▶ **Set task**
Output the material word for word. Leave each picture out.

▶ **Recorded information**

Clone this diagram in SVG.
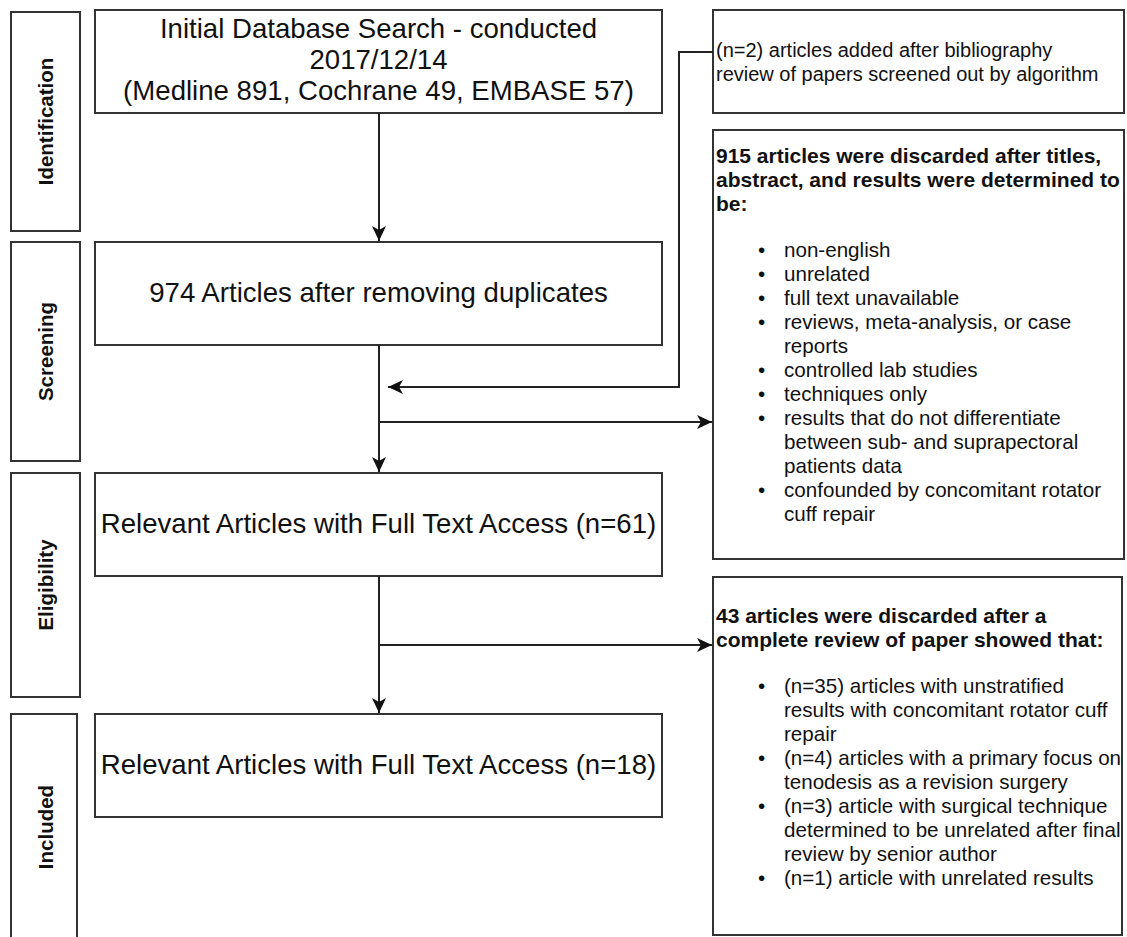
<svg xmlns="http://www.w3.org/2000/svg" width="1127" height="937" viewBox="0 0 1127 937">
<style>
.box{fill:#fff;stroke:#333;stroke-width:2}
.ln{fill:none;stroke:#222;stroke-width:2}
.t{font-family:"Liberation Sans",Arial,sans-serif;fill:#111}
.main{font-size:27.6px;text-anchor:middle}
.ph{font-size:20.5px;font-weight:bold;text-anchor:middle}
.s{font-size:20px}
.s2{font-size:20.6px}
.b{font-size:21px;font-weight:bold}
</style>
<defs>
<marker id="arr" markerUnits="userSpaceOnUse" markerWidth="16" markerHeight="16" viewBox="0 0 16 16" refX="15" refY="8" orient="auto">
<path d="M0,1 L15,8 L0,15 L4,8 Z" fill="#111"/>
</marker>
</defs>
<rect width="1127" height="937" fill="#fff"/>

<g id="phase-identification">
<rect class="box" x="11" y="12" width="69" height="219"/>
<text class="t ph" x="53" y="121.5" transform="rotate(-90 53 121.5)">Identification</text>
</g>
<g id="phase-screening">
<rect class="box" x="11" y="242" width="69" height="219"/>
<text class="t ph" x="53" y="351.5" transform="rotate(-90 53 351.5)">Screening</text>
</g>
<g id="phase-eligibility">
<rect class="box" x="11" y="473" width="69" height="224"/>
<text class="t ph" x="53" y="585" transform="rotate(-90 53 585)">Eligibility</text>
</g>
<g id="phase-included">
<rect class="box" x="11" y="714" width="66" height="230"/>
<text class="t ph" x="53" y="827" transform="rotate(-90 53 827)">Included</text>
</g>

<g id="node-initial">
<rect class="box" x="95" y="10" width="567" height="103"/>
<text class="t main" x="378.5" y="38">Initial Database Search - conducted</text>
<text class="t main" x="378.5" y="69">2017/12/14</text>
<text class="t main" x="378.5" y="100">(Medline 891, Cochrane 49, EMBASE 57)</text>
</g>
<g id="node-974">
<rect class="box" x="95" y="242" width="567" height="103"/>
<text class="t main" x="378.5" y="302">974 Articles after removing duplicates</text>
</g>
<g id="node-61">
<rect class="box" x="95" y="473" width="567" height="103"/>
<text class="t main" x="378.5" y="533">Relevant Articles with Full Text Access (n=61)</text>
</g>
<g id="node-18">
<rect class="box" x="95" y="714" width="567" height="103"/>
<text class="t main" x="378.5" y="774">Relevant Articles with Full Text Access (n=18)</text>
</g>

<g id="node-added">
<rect class="box" x="713" y="10" width="411" height="103"/>
<text class="t s" x="716" y="57">(n=2) articles added after bibliography</text>
<text class="t s" x="716" y="81">review of papers screened out by algorithm</text>
</g>

<g id="node-discarded-915">
<rect class="box" x="713" y="130" width="411" height="429"/>
<text class="t b" x="716" y="163">915 articles were discarded after titles,</text>
<text class="t b" x="716" y="187">abstract, and results were determined to</text>
<text class="t b" x="716" y="211">be:</text>
<g class="t s2">
<text x="758" y="257">•</text><text x="784" y="257">non-english</text>
<text x="758" y="281">•</text><text x="784" y="281">unrelated</text>
<text x="758" y="305">•</text><text x="784" y="305">full text unavailable</text>
<text x="758" y="329">•</text><text x="784" y="329">reviews, meta-analysis, or case</text>
<text x="784" y="353">reports</text>
<text x="758" y="377">•</text><text x="784" y="377">controlled lab studies</text>
<text x="758" y="401">•</text><text x="784" y="401">techniques only</text>
<text x="758" y="425">•</text><text x="784" y="425">results that do not differentiate</text>
<text x="784" y="449">between sub- and suprapectoral</text>
<text x="784" y="473">patients data</text>
<text x="758" y="497">•</text><text x="784" y="497">confounded by concomitant rotator</text>
<text x="784" y="521">cuff repair</text>
</g>
</g>

<g id="node-discarded-43">
<rect class="box" x="713" y="577" width="409" height="358"/>
<text class="t b" x="716" y="623">43 articles were discarded after a</text>
<text class="t b" x="716" y="647">complete review of paper showed that:</text>
<g class="t s2">
<text x="758" y="693">•</text><text x="784" y="693">(n=35) articles with unstratified</text>
<text x="784" y="717">results with concomitant rotator cuff</text>
<text x="784" y="741">repair</text>
<text x="758" y="765">•</text><text x="784" y="765">(n=4) articles with a primary focus on</text>
<text x="784" y="789">tenodesis as a revision surgery</text>
<text x="758" y="813">•</text><text x="784" y="813">(n=3) article with surgical technique</text>
<text x="784" y="837">determined to be unrelated after final</text>
<text x="784" y="861">review by senior author</text>
<text x="758" y="885">•</text><text x="784" y="885">(n=1) article with unrelated results</text>
</g>
</g>

<g id="connectors">
<path class="ln" d="M379,113 L379,241" marker-end="url(#arr)"/>
<path class="ln" d="M379,345 L379,472" marker-end="url(#arr)"/>
<path class="ln" d="M379,422 L712,422" marker-end="url(#arr)"/>
<path class="ln" d="M713,52 L679,52 L679,387 L388,387" marker-end="url(#arr)"/>
<path class="ln" d="M379,576 L379,713" marker-end="url(#arr)"/>
<path class="ln" d="M379,645 L712,645" marker-end="url(#arr)"/>
</g>
</svg>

▶ **Response to the exercise**
Clone this diagram in SVG.
<svg xmlns="http://www.w3.org/2000/svg" width="1127" height="937" viewBox="0 0 1127 937">
<style>
.box{fill:#fff;stroke:#333;stroke-width:2}
.ln{fill:none;stroke:#222;stroke-width:2}
.t{font-family:"Liberation Sans",Arial,sans-serif;fill:#111}
.main{font-size:27.6px;text-anchor:middle}
.ph{font-size:20.5px;font-weight:bold;text-anchor:middle}
.s{font-size:20px}
.s2{font-size:20.6px}
.b{font-size:21px;font-weight:bold}
</style>
<defs>
<marker id="arr" markerUnits="userSpaceOnUse" markerWidth="16" markerHeight="16" viewBox="0 0 16 16" refX="15" refY="8" orient="auto">
<path d="M0,1 L15,8 L0,15 L4,8 Z" fill="#111"/>
</marker>
</defs>
<rect width="1127" height="937" fill="#fff"/>

<g id="phase-identification">
<rect class="box" x="11" y="12" width="69" height="219"/>
<text class="t ph" x="53" y="121.5" transform="rotate(-90 53 121.5)">Identification</text>
</g>
<g id="phase-screening">
<rect class="box" x="11" y="242" width="69" height="219"/>
<text class="t ph" x="53" y="351.5" transform="rotate(-90 53 351.5)">Screening</text>
</g>
<g id="phase-eligibility">
<rect class="box" x="11" y="473" width="69" height="224"/>
<text class="t ph" x="53" y="585" transform="rotate(-90 53 585)">Eligibility</text>
</g>
<g id="phase-included">
<rect class="box" x="11" y="714" width="66" height="230"/>
<text class="t ph" x="53" y="827" transform="rotate(-90 53 827)">Included</text>
</g>

<g id="node-initial">
<rect class="box" x="95" y="10" width="567" height="103"/>
<text class="t main" x="378.5" y="38">Initial Database Search - conducted</text>
<text class="t main" x="378.5" y="69">2017/12/14</text>
<text class="t main" x="378.5" y="100">(Medline 891, Cochrane 49, EMBASE 57)</text>
</g>
<g id="node-974">
<rect class="box" x="95" y="242" width="567" height="103"/>
<text class="t main" x="378.5" y="302">974 Articles after removing duplicates</text>
</g>
<g id="node-61">
<rect class="box" x="95" y="473" width="567" height="103"/>
<text class="t main" x="378.5" y="533">Relevant Articles with Full Text Access (n=61)</text>
</g>
<g id="node-18">
<rect class="box" x="95" y="714" width="567" height="103"/>
<text class="t main" x="378.5" y="774">Relevant Articles with Full Text Access (n=18)</text>
</g>

<g id="node-added">
<rect class="box" x="713" y="10" width="411" height="103"/>
<text class="t s" x="716" y="57">(n=2) articles added after bibliography</text>
<text class="t s" x="716" y="81">review of papers screened out by algorithm</text>
</g>

<g id="node-discarded-915">
<rect class="box" x="713" y="130" width="411" height="429"/>
<text class="t b" x="716" y="163">915 articles were discarded after titles,</text>
<text class="t b" x="716" y="187">abstract, and results were determined to</text>
<text class="t b" x="716" y="211">be:</text>
<g class="t s2">
<text x="758" y="257">•</text><text x="784" y="257">non-english</text>
<text x="758" y="281">•</text><text x="784" y="281">unrelated</text>
<text x="758" y="305">•</text><text x="784" y="305">full text unavailable</text>
<text x="758" y="329">•</text><text x="784" y="329">reviews, meta-analysis, or case</text>
<text x="784" y="353">reports</text>
<text x="758" y="377">•</text><text x="784" y="377">controlled lab studies</text>
<text x="758" y="401">•</text><text x="784" y="401">techniques only</text>
<text x="758" y="425">•</text><text x="784" y="425">results that do not differentiate</text>
<text x="784" y="449">between sub- and suprapectoral</text>
<text x="784" y="473">patients data</text>
<text x="758" y="497">•</text><text x="784" y="497">confounded by concomitant rotator</text>
<text x="784" y="521">cuff repair</text>
</g>
</g>

<g id="node-discarded-43">
<rect class="box" x="713" y="577" width="409" height="358"/>
<text class="t b" x="716" y="623">43 articles were discarded after a</text>
<text class="t b" x="716" y="647">complete review of paper showed that:</text>
<g class="t s2">
<text x="758" y="693">•</text><text x="784" y="693">(n=35) articles with unstratified</text>
<text x="784" y="717">results with concomitant rotator cuff</text>
<text x="784" y="741">repair</text>
<text x="758" y="765">•</text><text x="784" y="765">(n=4) articles with a primary focus on</text>
<text x="784" y="789">tenodesis as a revision surgery</text>
<text x="758" y="813">•</text><text x="784" y="813">(n=3) article with surgical technique</text>
<text x="784" y="837">determined to be unrelated after final</text>
<text x="784" y="861">review by senior author</text>
<text x="758" y="885">•</text><text x="784" y="885">(n=1) article with unrelated results</text>
</g>
</g>

<g id="connectors">
<path class="ln" d="M379,113 L379,241" marker-end="url(#arr)"/>
<path class="ln" d="M379,345 L379,472" marker-end="url(#arr)"/>
<path class="ln" d="M379,422 L712,422" marker-end="url(#arr)"/>
<path class="ln" d="M713,52 L679,52 L679,387 L388,387" marker-end="url(#arr)"/>
<path class="ln" d="M379,576 L379,713" marker-end="url(#arr)"/>
<path class="ln" d="M379,645 L712,645" marker-end="url(#arr)"/>
</g>
</svg>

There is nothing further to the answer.